La parabola politica del settantacinquenne presidente del Sudan, Omar Al Bashir, si è conclusa ieri con l’intervento delle Forze armate del paese africano. Un vero e proprio colpo di Stato, annunciato dal ministro della Difesa Ahmed Awad Ibn Auf. I militari hanno destituito Bashir, detenuto attualmente «in un posto sicuro» e arrestato anche diversi esponenti del governo.

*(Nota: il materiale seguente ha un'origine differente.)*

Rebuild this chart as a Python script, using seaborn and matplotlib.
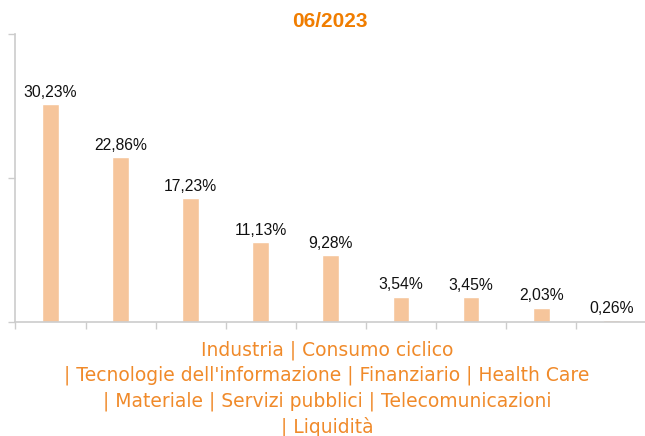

Gli uomini in divisa, almeno nelle intenzioni dichiarate, deterranno il potere per due anni mentre dovrebbe essere formato un esecutivo di transizione fino ad elezioni democratiche. Sebbene incruenta, l’azione dei militari non è priva di conseguenze: il tenente generale ha annunciato la sospensione della Costituzione e la fine inevitabile del governo nazionale oltre a quelli locali. Sciolto anche il Parlamento, decretato il coprifuoco di un mese in tutto il paese e la chiusura di porti e aeroporti per 24 ore. L’epilogo del regime di Bashir, arrivato al potere con un altro golpe nel 1989, è arrivato, non solo per l’intervento dell’esercito, ma dopo le massicce proteste iniziate quattro mesi fa, causate dalla povertà e la mancanza di cibo e carburante, che hanno provocato la morte di almeno un centinaio di persone oltre all’arresto di migliaia di oppositori. La pressione popolare è stata alla fine decisiva: i manifestanti infatti hanno circondato per quattro notti la residenza del presidente nella capitale Khartoum.

Nonostante i festeggiamenti per la caduta del regime, la situazione rimane però molto tesa, la popolazione infatti sta rifiutando l’insediamento di un militare al posto di Al Bashir e si moltiplicano gli appelli a mantenere vivo un presidio di massa nei pressi del quartier generale delle forze armate.

Lo testimonia il proclama lanciato dall’Associazione dei professionisti sudanesi ( formata sette anni fa da 200 docenti), principali protagonisti della “rivoluzione” insieme alle donne di ogni estrazione sociale: «Chiediamo al nostro popolo di tutta la capitale e della regione circostante di recarsi immediatamente nell'area del sit- in e di non andarsene da lì fino alla nostra prossima comunicazione». Nella società sudanese è ancora troppo vivo il ricordo dei massacri compiuti da Al Bashir, a partire dal ferocissimo conflitto combattuto nelle regioni del sud, che alla fine si concluse con la fondazione del sud Sudan, fino alla crisi del Darfur con la persecuzione perpetrata nei confronti delle popolazioni di origine non araba e la morte di circa 400000 persone.